## What this task involves
Transcribe every line exactly and omit anything that is a picture.

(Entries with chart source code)

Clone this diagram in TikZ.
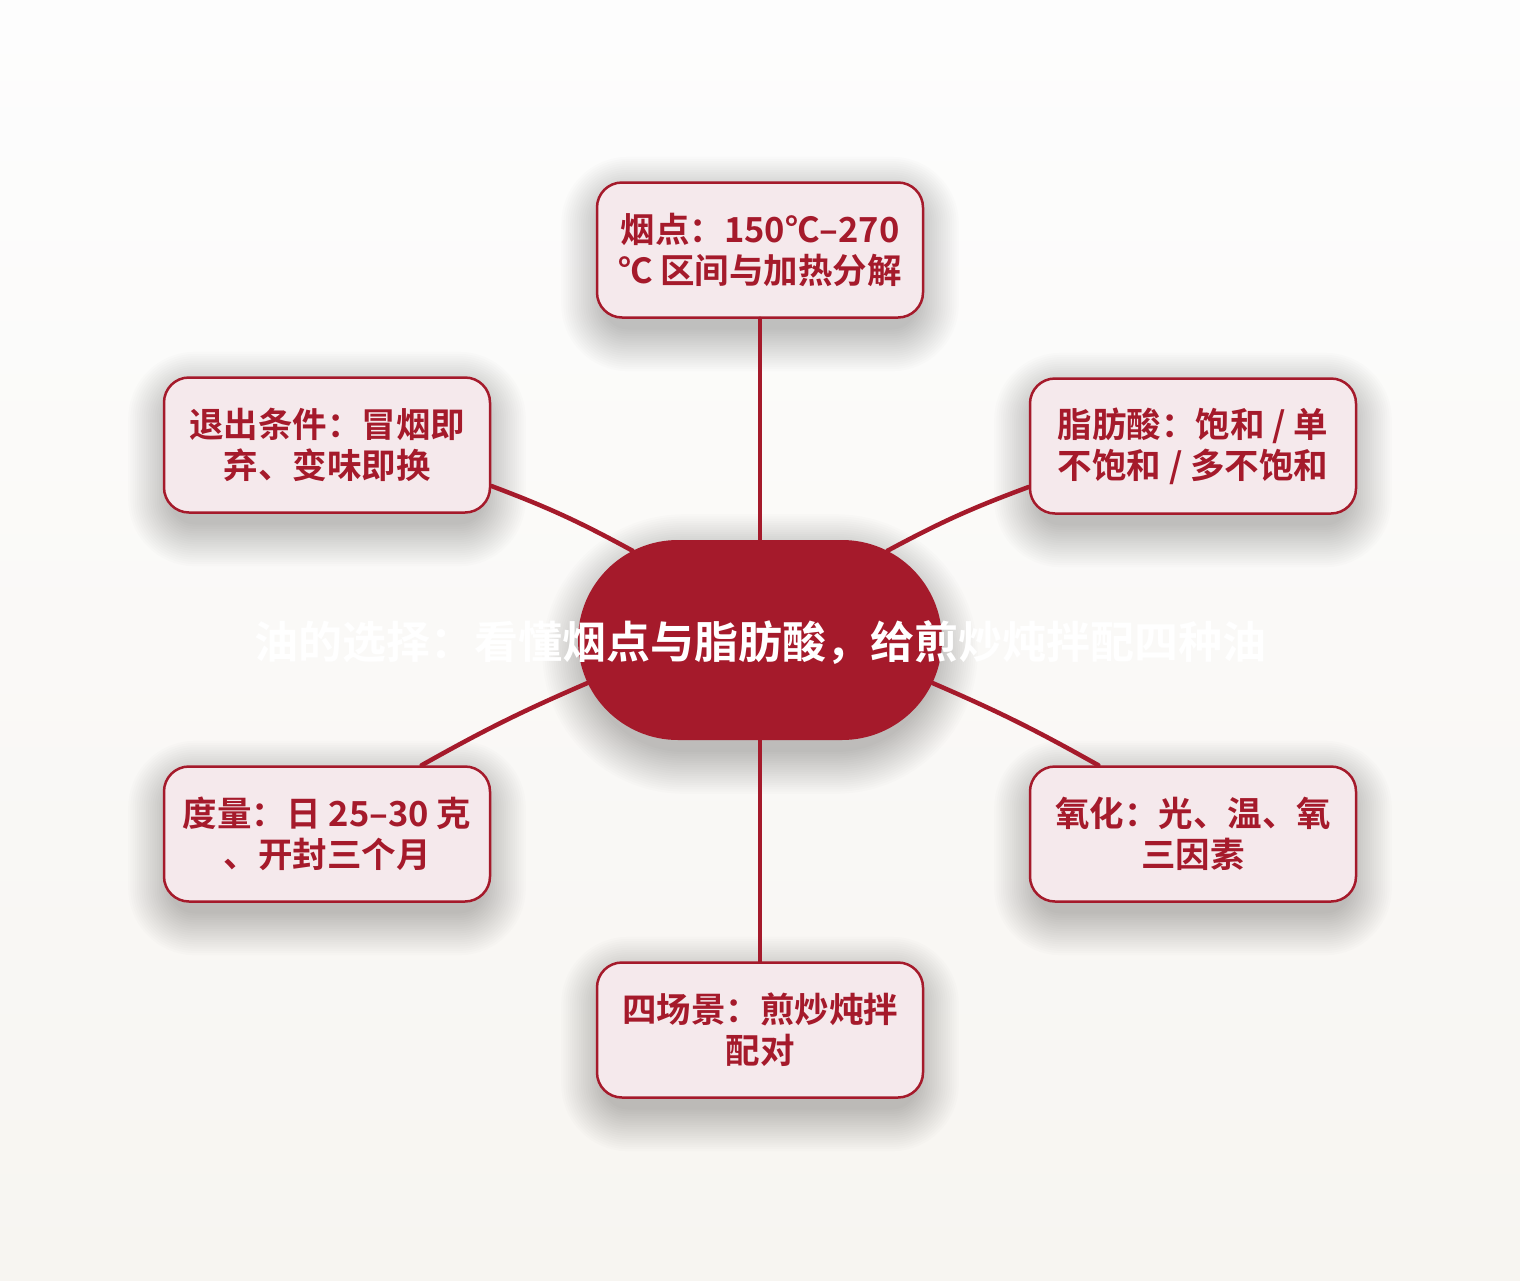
\documentclass[tikz,border=0pt]{standalone}
\usepackage{fontspec}
\setmainfont{Noto Sans CJK SC}[BoldFont={Noto Sans CJK SC Bold}]
\usetikzlibrary{shapes.misc}
\definecolor{dred}{HTML}{A51A2B}
\definecolor{pinkfill}{HTML}{F5E9EC}
\definecolor{bgtop}{HTML}{FDFDFD}
\definecolor{bgbot}{HTML}{F7F5F1}
\tikzset{
  leaf/.style={draw=dred, line width=2.5pt, fill=pinkfill, rounded corners=25pt,
    minimum width=326pt, minimum height=135pt, inner sep=0pt, align=center,
    text=dred, font=\fontsize{34.5}{41}\selectfont\bfseries},
  hub/.style={rounded rectangle, fill=dred, draw=none, minimum width=364pt, minimum height=200pt,
    inner sep=0pt},
  title/.style={text=white, font=\fontsize{44}{50}\selectfont\bfseries, inner sep=0pt},
  link/.style={draw=dred, line width=4.5pt, line cap=round},
  shade/.style={fill=black, opacity=0.011}
}
\begin{document}
\begin{tikzpicture}[x=1pt,y=-1pt]
\useasboundingbox (0,0) rectangle (1520,1280);
\fill[top color=bgtop, bottom color=bgbot] (0,0) rectangle (1520,1280);
% soft shadows
\foreach \cx/\cy in {760/250, 327/445, 1193/446, 327/834, 1193/834, 760/1030}{
  \foreach \i in {0,...,19}{
    \pgfmathsetmacro{\r}{25+\i*2.2}
    \fill[shade, rounded corners=\r pt]
      (\cx-163-\i*2.2+6, \cy-67.5-\i*2.2+16) rectangle (\cx+163+\i*2.2-6, \cy+67.5+\i*2.2+12);
  }
}
\foreach \i in {0,...,19}{
  \pgfmathsetmacro{\r}{100+\i*2.2}
  \fill[shade, rounded corners=\r pt]
    (760-182-\i*2.2+6, 640-100-\i*2.2+16) rectangle (760+182+\i*2.2-6, 640+100+\i*2.2+12);
}
\node[hub] (c) at (760,640) {};
\node[leaf] (t) at (760,250) {烟点：150℃–270\\℃ 区间与加热分解};
\node[leaf] (tl) at (327,445) {退出条件：冒烟即\\弃、变味即换};
\node[leaf] (tr) at (1193,446) {脂肪酸：饱和 / 单\\不饱和 / 多不饱和};
\node[leaf] (bl) at (327,834) {度量：日 25–30 克\\、开封三个月};
\node[leaf] (br) at (1193,834) {氧化：光、温、氧\\三因素};
\node[leaf] (b) at (760,1030) {四场景：煎炒炖拌\\配对};
\draw[link] (c.north) -- (t.south);
\draw[link] (tl.-14) to[bend left=4] (c.145);
\draw[link] (tr.194) to[bend right=4] (c.35);
\draw[link] (bl.36) to[bend left=3] (c.194);
\draw[link] (br.144) to[bend right=3] (c.-14);
\draw[link] (c.south) -- (b.north);
\node[title] (ttl) at (760,643) {油的选择：看懂烟点与脂肪酸，给煎炒炖拌配四种油};
\end{tikzpicture}
\end{document}
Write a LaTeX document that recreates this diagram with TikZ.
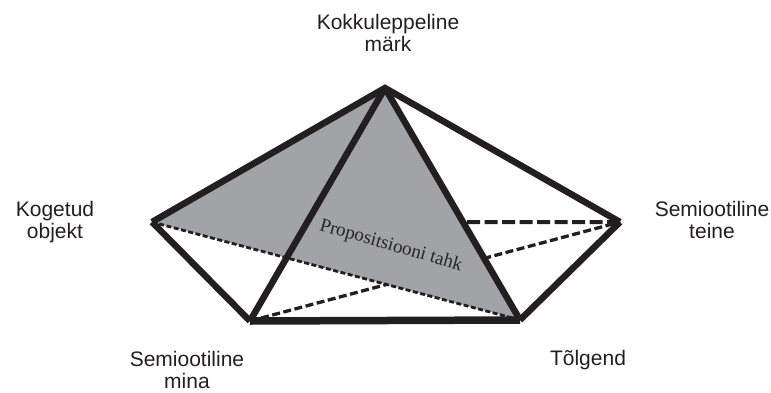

## Result below
Clone this diagram in TikZ.
\documentclass[tikz,border=0pt]{standalone}
\usepackage{fontspec}
\setmainfont{Noto Sans CJK SC}[BoldFont={Noto Sans CJK SC Bold}]
\usetikzlibrary{shapes.misc}
\definecolor{dred}{HTML}{A51A2B}
\definecolor{pinkfill}{HTML}{F5E9EC}
\definecolor{bgtop}{HTML}{FDFDFD}
\definecolor{bgbot}{HTML}{F7F5F1}
\tikzset{
  leaf/.style={draw=dred, line width=2.5pt, fill=pinkfill, rounded corners=25pt,
    minimum width=326pt, minimum height=135pt, inner sep=0pt, align=center,
    text=dred, font=\fontsize{34.5}{41}\selectfont\bfseries},
  hub/.style={rounded rectangle, fill=dred, draw=none, minimum width=364pt, minimum height=200pt,
    inner sep=0pt},
  title/.style={text=white, font=\fontsize{44}{50}\selectfont\bfseries, inner sep=0pt},
  link/.style={draw=dred, line width=4.5pt, line cap=round},
  shade/.style={fill=black, opacity=0.011}
}
\begin{document}
\begin{tikzpicture}[x=1pt,y=-1pt]
\useasboundingbox (0,0) rectangle (1520,1280);
\fill[top color=bgtop, bottom color=bgbot] (0,0) rectangle (1520,1280);
% soft shadows
\foreach \cx/\cy in {760/250, 327/445, 1193/446, 327/834, 1193/834, 760/1030}{
  \foreach \i in {0,...,19}{
    \pgfmathsetmacro{\r}{25+\i*2.2}
    \fill[shade, rounded corners=\r pt]
      (\cx-163-\i*2.2+6, \cy-67.5-\i*2.2+16) rectangle (\cx+163+\i*2.2-6, \cy+67.5+\i*2.2+12);
  }
}
\foreach \i in {0,...,19}{
  \pgfmathsetmacro{\r}{100+\i*2.2}
  \fill[shade, rounded corners=\r pt]
    (760-182-\i*2.2+6, 640-100-\i*2.2+16) rectangle (760+182+\i*2.2-6, 640+100+\i*2.2+12);
}
\node[hub] (c) at (760,640) {};
\node[leaf] (t) at (760,250) {烟点：150℃–270\\℃ 区间与加热分解};
\node[leaf] (tl) at (327,445) {退出条件：冒烟即\\弃、变味即换};
\node[leaf] (tr) at (1193,446) {脂肪酸：饱和 / 单\\不饱和 / 多不饱和};
\node[leaf] (bl) at (327,834) {度量：日 25–30 克\\、开封三个月};
\node[leaf] (br) at (1193,834) {氧化：光、温、氧\\三因素};
\node[leaf] (b) at (760,1030) {四场景：煎炒炖拌\\配对};
\draw[link] (c.north) -- (t.south);
\draw[link] (tl.-14) to[bend left=4] (c.145);
\draw[link] (tr.194) to[bend right=4] (c.35);
\draw[link] (bl.36) to[bend left=3] (c.194);
\draw[link] (br.144) to[bend right=3] (c.-14);
\draw[link] (c.south) -- (b.north);
\node[title] (ttl) at (760,643) {油的选择：看懂烟点与脂肪酸，给煎炒炖拌配四种油};
\end{tikzpicture}
\end{document}
Write a LaTeX document that recreates this diagram with TikZ.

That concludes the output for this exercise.